Part 4/5 – Leveling the playing field for SMEs and startups[AI software factory is a critical technology for the EU economy]
- Andrzej Albera

- Jan 15
- 2 min read
Reports on AI adoption in the workplace paint an interesting picture: over 90% of employees already have some exposure to genAI tools, and about 14% use them at least several times a week. Employees are 2-3 times more likely to be AI users than their bosses think, yet nearly half cite a lack of training and support as a real barrier. The research also describes a growing "AI anxiety" – a fear of becoming redundant, even among experienced professionals who see models doing work that took them years to learn.

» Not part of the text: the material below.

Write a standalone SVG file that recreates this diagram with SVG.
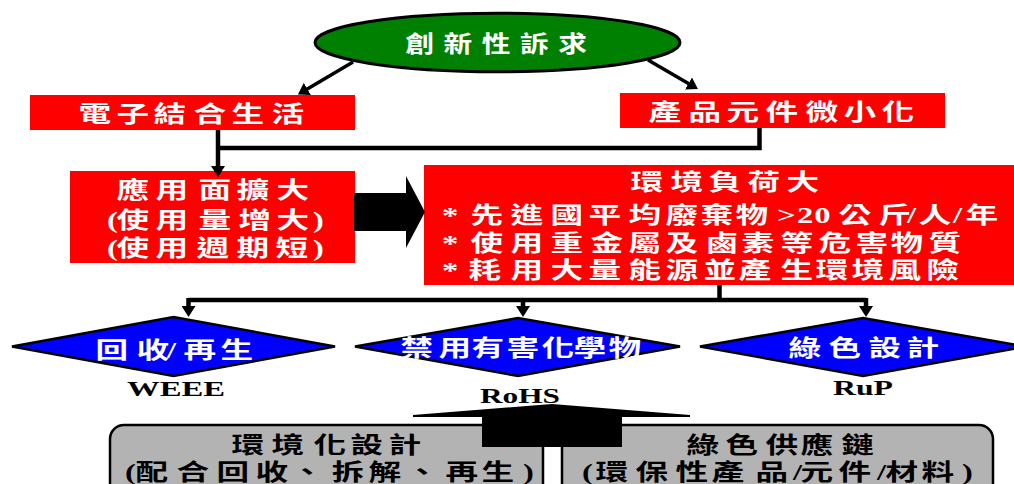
<svg xmlns="http://www.w3.org/2000/svg" width="1014" height="484" viewBox="0 0 1014 484">
<style>
.box{fill:#ff0000}
.dia{fill:#0000ff;stroke:#000;stroke-width:2.5}
.gray{fill:#b3b3b3;stroke:#000;stroke-width:2.5}
.cn{fill:none;stroke:#000;stroke-width:4.5;stroke-linejoin:miter}
.ln{fill:none;stroke:#000;stroke-width:3.5}
.t{font-family:"Liberation Serif","Noto Sans CJK TC",serif;font-weight:700;font-size:22.5px}
.lt{font-family:"Liberation Serif","Noto Sans CJK TC",serif;font-weight:700;font-size:21px;fill:#000}
.wt{fill:#fff}
.bk{fill:#000}
</style>
<defs>
<marker id="ah" markerUnits="userSpaceOnUse" markerWidth="12" markerHeight="14" viewBox="0 0 12 14" refX="1" refY="7" orient="auto">
<path d="M0,0 L11,7 L0,14 Z" fill="#000"/>
</marker>
</defs>

<g id="node-innovation">
<ellipse cx="497.5" cy="42.5" rx="182.5" ry="29.2" fill="#008000" stroke="#000" stroke-width="3"/>
<g transform="scale(1.25,1)">
<text class="t wt" style="font-size:23px" x="324.2 354.8 385.5 416.1 446.6" y="52">創新性訴求</text>
</g>
</g>

<g id="node-electronic-life">
<rect class="box" x="30" y="95" width="325" height="35"/>
<g transform="scale(1.45,1)">
<text class="t wt" x="54.2 80.4 105.9 133.5 159.7 187.3" y="122.5">電子結合生活</text>
</g>
</g>

<g id="node-miniaturization">
<rect class="box" x="620" y="93" width="325" height="35"/>
<g transform="scale(1.45,1)">
<text class="t wt" x="447.3 474.9 501.1 528.0 555.6 581.8 608.0" y="120.5">產品元件微小化</text>
</g>
</g>

<g id="node-application">
<rect class="box" x="70" y="171" width="285" height="92"/>
<g transform="scale(1.45,1)">
<text class="t wt" x="80.4 107.3 136.9 163.1 190.7" y="198.5">應用面擴大</text>
<text class="t wt" x="73.8 80.4 107.3 136.9 164.5 190.7 215.9" y="228.5">(使用量增大)</text>
<text class="t wt" x="73.8 80.4 107.3 135.6 163.1 190.0 215.9" y="256.5">(使用週期短)</text>
</g>
</g>

<g id="node-env-load">
<rect class="box" x="424" y="165" width="600" height="120"/>
<g transform="scale(1.45,1)">
<text class="t wt" x="434.9 462.4 488.7 515.6 542.4" y="190.5">環境負荷大</text>
<text class="t wt" x="304.8 315 324.5 352.1 379.7 405.9 433.5 459.0 483.1 507.3 535.9 549.7 561.5 578.3 605.9 625.5 633.5 657.2 665.9" y="223.5">* 先進國平均廢棄物&gt;20公斤/人/年</text>
<text class="t wt" x="304.8 315 324.5 352.1 379.7 407.3 433.5 459.0 486.6 511.4 538.3 564.5 590.0 614.2 640.4" y="251.5">* 使用重金屬及鹵素等危害物質</text>
<text class="t wt" x="304.8 315 323.1 352.1 379.7 405.9 433.5 459.0 485.2 509.3 538.3 562.4 587.3 612.8 639.0" y="278.5">* 耗用大量能源並產生環境風險</text>
</g>
</g>

<g id="node-recycle">
<polygon class="dia" points="12,346.5 173.5,317 335,346.5 173.5,376"/>
<g transform="scale(1.45,1)">
<text class="t wt" x="65.9 94.2 115.2 126.6 152.1" y="358.5">回收/再生</text>
</g>
<text class="lt" x="127" y="395.5" textLength="98" lengthAdjust="spacingAndGlyphs">WEEE</text>
</g>

<g id="node-hazard">
<polygon class="dia" points="355,346.5 518,318 680,346.5 518,376"/>
<g transform="scale(1.45,1)">
<text class="t wt" x="276.2 302.4 325.2 349.3 373.5 395.6 419.7" y="356.5">禁用有害化學物</text>
</g>
<text class="lt" x="480" y="402.5" textLength="80" lengthAdjust="spacingAndGlyphs">RoHS</text>
</g>

<g id="node-green-design">
<polygon class="dia" points="700,346.5 863,318 1026,346.5 863,376"/>
<g transform="scale(1.45,1)">
<text class="t wt" x="543.8 571.4 599.0 625.2" y="356.5">綠色設計</text>
</g>
<text class="lt" x="833" y="395" textLength="60" lengthAdjust="spacingAndGlyphs">RuP</text>
</g>

<g id="node-eco-design">
<rect class="gray" x="110" y="425" width="433" height="80" rx="14" ry="14"/>
<g transform="scale(1.45,1)">
<text class="t bk" x="159.7 187.3 216.2 241.8 268.0" y="453.5">環境化設計</text>
<text class="t bk" x="86.2 93.5 121.8 149.3 176.2 200.5 228.7 254.2 279.9 307.3 332.1 360.7" y="480.5">(配合回收、拆解、再生)</text>
</g>
</g>

<g id="node-green-supply">
<rect class="gray" x="562" y="425" width="431" height="80" rx="14" ry="14"/>
<g transform="scale(1.45,1)">
<text class="t bk" x="473.5 500.4 528.0 552.1 580.4" y="453.5">綠色供應鏈</text>
<text class="t bk" x="401.4 410.7 438.3 465.9 490.7 521.1 546.9 552.1 578.3 604.8 610.7 635.6 663.4" y="480.5">(環保性產品/元件/材料)</text>
</g>
</g>

<g id="connectors">
<path class="ln" d="M353,62 L306.5,89.4" marker-end="url(#ah)"/>
<path class="ln" d="M648,60 L689.3,84" marker-end="url(#ah)"/>
<path class="cn" d="M218,130 L218,167" marker-end="url(#ah)"/>
<path class="cn" d="M218,148 L759.5,148 L759.5,128"/>
<polygon points="354,193 406,193 406,176 425,212 406,248 406,231 354,231" fill="#000"/>
<path class="cn" d="M719.5,285 L719.5,300"/>
<path class="cn" d="M188.5,300 L866,300"/>
<path class="cn" d="M188.5,298 L188.5,307" marker-end="url(#ah)"/>
<path class="cn" d="M523,300 L523,307" marker-end="url(#ah)"/>
<path class="cn" d="M866,298 L866,307" marker-end="url(#ah)"/>
<path d="M413,415 L552,404 L690,415 L690,417 L622,417 L622,447 L482,447 L482,417 L413,417 Z" fill="#000"/>
</g>
</svg>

This means that people have the appetite and readiness, but there is a lack of meaningful, structural ways to use AI in processes that matter to the business – especially in SMEs, where there are no R&D departments or AI strategy teams. GENESIS-AI lowers the entry threshold exactly where SMEs and startups have the biggest problem – in accessing good development teams and in the cost of their time.
Instead of "you need 5-10 developers to build a meaningful application," we set the bar at "you need people who understand your business and can describe the processes – the agents will take care of the rest." This fits perfectly with the thesis that the future belongs to builders, not just tool buyers:
SMEs can build their own solutions based on GENESIS-AI, instead of just buying ready-made applications that do not fit local processes.
A startup can test several product concepts within the same budget – because creating an MVP takes days, not months.
A local software house can serve more customers without linearly hiring more programmers, because it outsources repetitive, craft-based tasks to the platform.
In this context, GENESIS-AI is not just a tool for reducing development costs. It is a way for SMEs and startups to build their own "super-agency" layer: people with an understanding of the domain become directors of the software factory, rather than just customers of external suppliers. As a result, the benefits of AI are not concentrated solely in a few large corporations – they spread more widely to local companies, software houses, and the public sector, which can finally prototype solutions at a pace similar to that of Big Tech.
This directly supports the STEP and FENG objectives of increasing the competitiveness of SMEs and stimulating innovation across the EU – not only in the largest entities, but also in regions and sectors previously excluded from advanced IT process automation.